The Nanotechnology Knowledge Transfer Network (NanoKTN), one of the UK’s primary knowledge-based networks for Micro and Nanotechnologies, is pleased to announce it has partnered with the School of Pharmacy to host an event exploring the ways in which nanotechnology can help with the formulation and delivery of drugs. The conference will provide a forum for industry professionals to discuss and highlight best practise and to encourage collaborative working.
The biopharmaceutical industry is one sector guaranteed to see the benefits that nanotechnology has to offer, with the nanotechnology-enabled drug delivery market predicted to rise in value from $3.39bn to $26bn by 2012. Drug delivery systems that utilise nanotechnology are increasingly being adopted by industry as the drugs they are developing become more difficult to formulate. Issues such as solubility, labile moiety stability and transport across biological barriers can all be addressed by nanotechnology-based systems.
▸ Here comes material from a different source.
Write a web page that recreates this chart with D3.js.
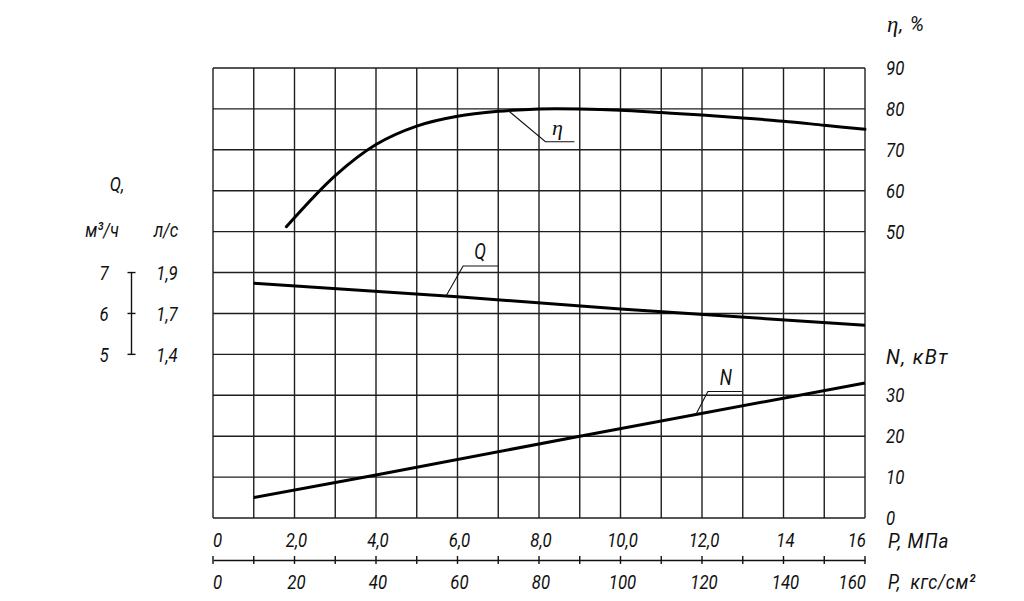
<!DOCTYPE html>
<html><head><meta charset="utf-8">
<script src="https://cdn.jsdelivr.net/npm/d3@7"></script>
<style>
html,body{margin:0;padding:0;background:#fff;}
svg text{font-family:Roboto,"Liberation Sans",sans-serif;font-style:italic;font-weight:400;fill:#111;}
.greek{font-family:"Liberation Serif","DejaVu Serif",serif !important;}
</style>
</head><body>
<svg id="c" width="1024" height="601"></svg>
<script>
// ---- data ----
const etaP = [1.8, 3, 4, 5, 6, 7, 8, 9, 10, 11, 12, 13, 14, 15, 16];
const etaV = [51.2, 63.7, 71.3, 75.8, 78.2, 79.4, 80.0, 80.0, 79.7, 79.1, 78.5, 77.8, 77.0, 76.0, 75.0];
const qP = [1, 6, 10, 16];
const qV = [6.74, 6.41, 6.11, 5.71];        // м³/ч
const nP = [1, 4, 9, 16];
const nV = [5.0, 10.5, 20.0, 33.0];         // кВт
const mpaTicks = [0, 2, 4, 6, 8, 10, 12, 14, 16];
const mpaLabels = ["0", "2,0", "4,0", "6,0", "8,0", "10,0", "12,0", "14", "16"];
const kgfTicks = [0, 20, 40, 60, 80, 100, 120, 140, 160];
const etaTicks = [90, 80, 70, 60, 50];
const nTicks = [30, 20, 10, 0];
const qTicksM3 = ["7", "6", "5"];
const qTicksLs = ["1,9", "1,7", "1,4"];
const qTickVals = [7, 6, 5];

// ---- layout ----
const svg = d3.select("#c");
const L = 213, R = 865, T = 68, B = 518;
const nRows = 11;
const rowH = (B - T) / nRows;
const x = d3.scaleLinear().domain([0, 16]).range([L, R]);
const xk = d3.scaleLinear().domain([0, 160]).range([L, R]);
const yEta = d3.scaleLinear().domain([90, 50]).range([T, T + 4 * rowH]);
const yQ = d3.scaleLinear().domain([7, 5]).range([T + 5 * rowH, T + 7 * rowH]);
const yN = d3.scaleLinear().domain([30, 0]).range([T + 8 * rowH, B]);
const gridC = "#1e1e1e";
const FS = 21, SX = 0.8;

function txt(px, py, s, anchor, opts) {
  opts = opts || {};
  const t = svg.append("text")
    .attr("transform", `translate(${px},${py}) scale(${opts.sx || SX},1)`)
    .attr("text-anchor", anchor || "start")
    .attr("dominant-baseline", opts.base || "central")
    .attr("font-size", opts.fs || FS);
  if (opts.cls) t.attr("class", opts.cls);
  if (opts.ls) t.attr("letter-spacing", opts.ls);
  t.text(s);
  return t;
}

// grid
const g = svg.append("g");
d3.range(0, 17).forEach(i => {
  g.append("line").attr("x1", x(i)).attr("x2", x(i)).attr("y1", T).attr("y2", B)
    .attr("stroke", gridC).attr("stroke-width", 1.4);
});
d3.range(0, nRows + 1).forEach(i => {
  const yy = T + i * rowH;
  g.append("line").attr("x1", L).attr("x2", R).attr("y1", yy).attr("y2", yy)
    .attr("stroke", gridC).attr("stroke-width", 1.4);
});

// curves
const line = (ys) => d3.line().x(d => x(d[0])).y(d => ys(d[1]));
svg.append("path").datum(d3.zip(etaP, etaV))
  .attr("d", line(yEta).curve(d3.curveCatmullRom.alpha(0.5)))
  .attr("fill", "none").attr("stroke", "#000").attr("stroke-width", 3).attr("stroke-linecap", "round");
svg.append("path").datum(d3.zip(qP, qV))
  .attr("d", line(yQ))
  .attr("fill", "none").attr("stroke", "#000").attr("stroke-width", 3);
svg.append("path").datum(d3.zip(nP, nV))
  .attr("d", line(yN))
  .attr("fill", "none").attr("stroke", "#000").attr("stroke-width", 3);

// leaders
function interp(P, V, p) {
  const i = Math.max(1, Math.min(P.length - 1, d3.bisectLeft(P, p)));
  const t = (p - P[i - 1]) / (P[i] - P[i - 1]);
  return V[i - 1] + t * (V[i] - V[i - 1]);
}
function leader(P, V, ys, at, dx, dy, len, lx, ly, s, greek) {
  const ax = x(at), ay = ys(interp(P, V, at));
  svg.append("path").attr("d", `M${ax},${ay}L${ax + dx},${ay + dy}L${ax + dx + len},${ay + dy}`)
    .attr("fill", "none").attr("stroke", "#111").attr("stroke-width", 1.1);
  if (greek) txt(ax + lx, ay + ly, s, "middle", { cls: "greek", sx: 1, fs: 22 });
  else txt(ax + lx, ay + ly, s, "middle", { fs: 22 });
}
leader(etaP, etaV, yEta, 7.25, 37, 31, 29, 49, 17, "η", true);
leader(qP, qV, yQ, 5.72, 17, -30, 35, 34, -44, "Q");
leader(nP, nV, yN, 11.85, 12, -23, 34, 30, -37, "N");

// right axis labels
etaTicks.forEach(v => txt(886, yEta(v), v));
nTicks.forEach(v => txt(886, yN(v), v));
const et = svg.append("text").attr("transform", "translate(887,24) scale(0.95,1)").attr("dominant-baseline", "central")
  .attr("font-size", FS).attr("letter-spacing", 1);
et.append("tspan").attr("class", "greek").attr("font-size", 24).text("η");
et.append("tspan").text(", %");
txt(886, T + 7 * rowH + 2, "N, кВт", "start", { sx: 0.95, ls: 1.5 });

// left Q scale
txt(117, 184, "Q,", "middle");
txt(102, 230, "м³/ч", "middle");
txt(166, 230, "л/с", "middle");
qTickVals.forEach((v, i) => {
  txt(104, yQ(v), qTicksM3[i], "middle");
  txt(167, yQ(v), qTicksLs[i], "middle");
  svg.append("line").attr("x1", 127.5).attr("x2", 135.5).attr("y1", yQ(v)).attr("y2", yQ(v))
    .attr("stroke", "#111").attr("stroke-width", 1.4);
});
svg.append("line").attr("x1", 131.5).attr("x2", 131.5).attr("y1", yQ(7)).attr("y2", yQ(5))
  .attr("stroke", "#111").attr("stroke-width", 1.4);

// bottom axis
const axY = 560;
const ax = svg.append("g").attr("transform", `translate(0,${axY})`)
  .call(d3.axisBottom(x).tickValues(d3.range(0, 17)).tickSize(0).tickFormat(""));
ax.select(".domain").attr("stroke", "#111").attr("stroke-width", 1.4);
d3.range(0, 17).forEach(i => {
  svg.append("line").attr("x1", x(i)).attr("x2", x(i)).attr("y1", axY - 4).attr("y2", axY + 4)
    .attr("stroke", "#111").attr("stroke-width", 1.4);
});
const anch = (i, n) => i === 0 ? "start" : (i === n - 1 ? "end" : "middle");
const off = (i, n) => i === 0 ? 0 : (i === n - 1 ? 1 : 2);
mpaTicks.forEach((v, i) => txt(x(v) + off(i, mpaTicks.length), 540, mpaLabels[i], anch(i, mpaTicks.length)));
kgfTicks.forEach((v, i) => txt(xk(v) + off(i, kgfTicks.length), 582, String(v), anch(i, kgfTicks.length)));
txt(888, 541, "P, МПа", "start", { sx: 0.9, ls: 1 });
txt(888, 582, "P,\u2002кгс/см²", "start", { sx: 0.85, ls: 0.8 });
</script>
</body></html>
This event will look at where nanotechnology can help with the formulation and delivery of the drugs currently in development that would benefit from such improvements. With presentations from leading industry professionals, the event will look at where key technologies are yet to be established, with the aim to identify gaps in the market where UK companies can invest and become involved.
Dr Peter Luke, Senior Director, Strategic Alliances, Worldwide Business Development at Pfizer will look at the current changes in pharmaceutical research and how the concept of Open Innovation is being far more widely accepted and acted upon. Peter’s presentation will discuss recent trends in open innovation, using examples that demonstrate the scientific value that such collaborations bring to both the pharmaceutical and the academic communities.
There will also be an opportunity to discuss the next round of funding in nanotechnology for healthcare by the Technology Strategy Board.
Other speakers include Dr Bill Lindsay of The School of Pharmacy, University of London, Professor Ijeoma Uchegbu of The School of Pharmacy, University of LondonandProfessor Stephen Hart of Genex BioSystems.
“The field of bionanotechnology is resolving some significant problems. It has enabled new formulations for drugs that are commercially available and there are a number of drugs and drug-delivery systems in the R pipeline and at the regulatory approval stage,” comments Dr Mike Fisher, Theme Manager at the NanoKTN.
Fisher continues, “Nanotechnology has a lot to offer right now and events like this are crucial to ensure the UK is kept at the forefront of developing the next generation of products for drug formulation.”